# Son Born Today



## Nickleback99 (Aug 6, 2011)

Wife Julie Cardejon Campbell gave birth to our son Wesley Julian this morning. 7.5









lbs


----------



## Asian Spirit (Mar 1, 2010)

*Special Delivery*

Wow--Congratulations to you and your wife . He's a big boy that will really keep you busy. 
Hope he will let you two get some sleep...


----------



## jojo (Sep 20, 2007)

Aaawww, well done Julie and congratulations to both of you. Let the fun begin!!!!!

Jo xxx


----------



## cvgtpc1 (Jul 28, 2012)

Congrats! Born in Seattle?


----------



## M.C.A. (Feb 24, 2013)

Congratulations Nickelback, good looking baby boy.


----------



## 197649 (Jan 1, 2013)

Congratulations Nickleback is it your first? Let the fun begin.


----------



## Manitoba (Jun 25, 2014)

Hate to put a damper on all your fun, but you realize that he will someday become a teenager? LOL

Congratulations


----------



## Nickleback99 (Aug 6, 2011)

Thanks all. Born up in Bellingham north of Seattle. Not my first. Have 16 y.o. son here with Ex (Filipina) and adult daughter in Seattle with first wife , Italian gal from NY...So not my first rodeo. Now have to figure out how to raise him in PI starting 2016ish And get him a Good education to succeed on down road. Thanks for reminding me Manitoba! Just hope he's not become like the 15 y.o. "boy" that got sexed up recently by an NFL Cheerleader from Ravens....cant make that stuff up. Then again, He will be in the Philippines. Lord knows what would've happened to me There at 15. Lol


----------



## DonAndAbby (Jan 7, 2013)

Congratulations! He will keep you in good shape, chasing him around!


----------



## nano_steve (Nov 4, 2014)

Congrats!

Sent from my iPhone using ExpatForum


----------



## JShannon (Jan 28, 2014)

Congratulations


----------



## Maxx62 (Dec 31, 2013)

Congratulations, and watch out they grow up so fast.


----------



## esv1226 (Mar 13, 2014)

Congratulations!


----------



## jon1 (Mar 18, 2012)

Congrats!


----------



## Nickleback99 (Aug 6, 2011)

Jet Lag said:


> Wow--Congratulations to you and your wife . He's a big boy that will really keep you busy.
> Hope he will let you two get some sleep...

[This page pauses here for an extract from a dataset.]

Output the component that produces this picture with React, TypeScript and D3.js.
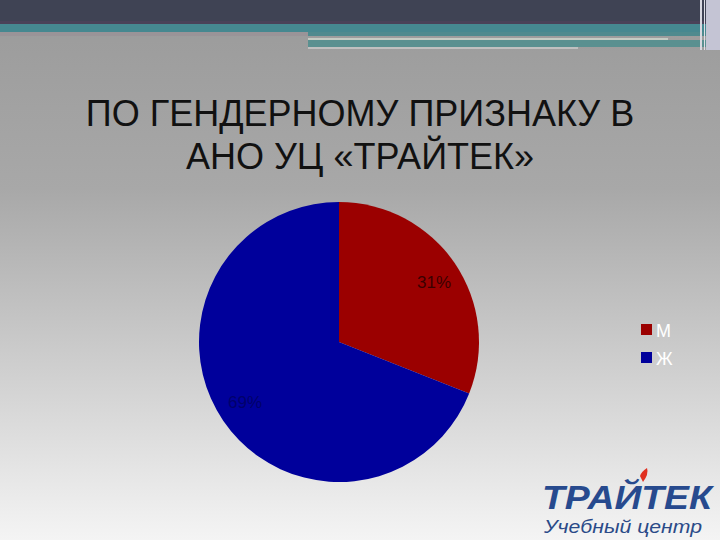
import React from "react";
import * as d3 from "d3";

const categories = ["М", "Ж"];
const values = [31, 69];
const colors = ["#9b0000", "#00009b"];
const labels = ["31%", "69%"];
const titleLines = ["ПО ГЕНДЕРНОМУ ПРИЗНАКУ В", "АНО УЦ «ТРАЙТЕК»"];

export default function App() {
  const W = 720, H = 540;
  const cx = 339, cy = 342, r = 140;
  const pie = d3.pie<number>().sort(null).value(d => d)(values);
  const arc = d3.arc<d3.PieArcDatum<number>>().innerRadius(0).outerRadius(r);
  const labelPos = [[434, 284], [245, 404]];
  return (
    <svg width={W} height={H} style={{ position: "absolute", left: 0, top: 0 }}>
      <defs>
        <linearGradient id="bg" x1="0" y1="0" x2="0" y2="1">
          <stop offset="0" stopColor="#9a9a9a" />
          <stop offset="0.35" stopColor="#a8a8a8" />
          <stop offset="1" stopColor="#f4f4f4" />
        </linearGradient>
      </defs>
      <rect x={0} y={0} width={W} height={H} fill="url(#bg)" />
      <rect x={0} y={0} width={W} height={23} fill="#3f4354" />
      <rect x={0} y={21} width={W} height={3} fill="#4a4258" />
      <rect x={0} y={24} width={W} height={8} fill="#468890" />
      <rect x={0} y={32} width={308} height={4} fill="#9a9498" />
      <rect x={308} y={32} width={400} height={4} fill="#4f8a8e" />
      <rect x={308} y={38} width={360} height={2} fill="#c4ccc4" />
      <rect x={308} y={40} width={400} height={7} fill="#5a9090" />
      <rect x={308} y={47} width={270} height={2} fill="#c0c0c0" />
      <rect x={706} y={0} width={14} height={50} fill="#c4c4d4" />
      <rect x={700} y={0} width={2} height={50} fill="#d8d8e0" />
      <rect x={704} y={0} width={1} height={50} fill="#e0e0e8" />

      {titleLines.map((t, i) => (
        <text key={i} x={360} y={126 + i * 43} textAnchor="middle"
          fontFamily="Liberation Sans, Arial, sans-serif" fontSize={36} fill="#111111">{t}</text>
      ))}

      <g transform={`translate(${cx},${cy})`}>
        {pie.map((d, i) => (
          <path key={i} d={arc(d) || ""} fill={colors[i]} />
        ))}
      </g>
      {pie.map((d, i) => (
        <text key={i} x={labelPos[i][0]} y={labelPos[i][1]} textAnchor="middle" dominantBaseline="middle"
          fontFamily="Liberation Sans, Arial, sans-serif" fontSize={17} fill={i === 0 ? "#3a0000" : "#00006a"}>{labels[i]}</text>
      ))}

      {categories.map((c, i) => (
        <g key={c}>
          <rect x={641} y={324 + i * 28} width={11} height={11} fill={colors[i]} />
          <text x={656} y={337 + i * 28} fontFamily="Liberation Sans, Arial, sans-serif" fontSize={18} fill="#ffffff">{c}</text>
        </g>
      ))}

      <g>
        <text x={542} y={509} fontFamily="Liberation Sans, Arial, sans-serif"
          fontWeight="bold" fontStyle="italic" fontSize={34} fill="#274a8e"
          textLength={170} lengthAdjust="spacingAndGlyphs">ТРАЙТЕК</text>
        <path d="M643 482 q6 -8 4 -14 q-6 4 -7 8 z" fill="#e03020" />
        <text x={544} y={533} fontFamily="Liberation Sans, Arial, sans-serif"
          fontStyle="italic" fontSize={19} fill="#2a4a88" textLength={158} lengthAdjust="spacingAndGlyphs">Учебный центр</text>
      </g>
    </svg>
  );
}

First night was grand, even got a couple 4hr slots in .....The night #2 and reality! lol. He had to have mom every 1.5 to 2 hrs like a lil piranha! He's got the b00b thing down like a pro.


----------



## HondaGuy (Aug 6, 2012)

Congratulations!


----------



## lefties43332 (Oct 21, 2012)

congrats


----------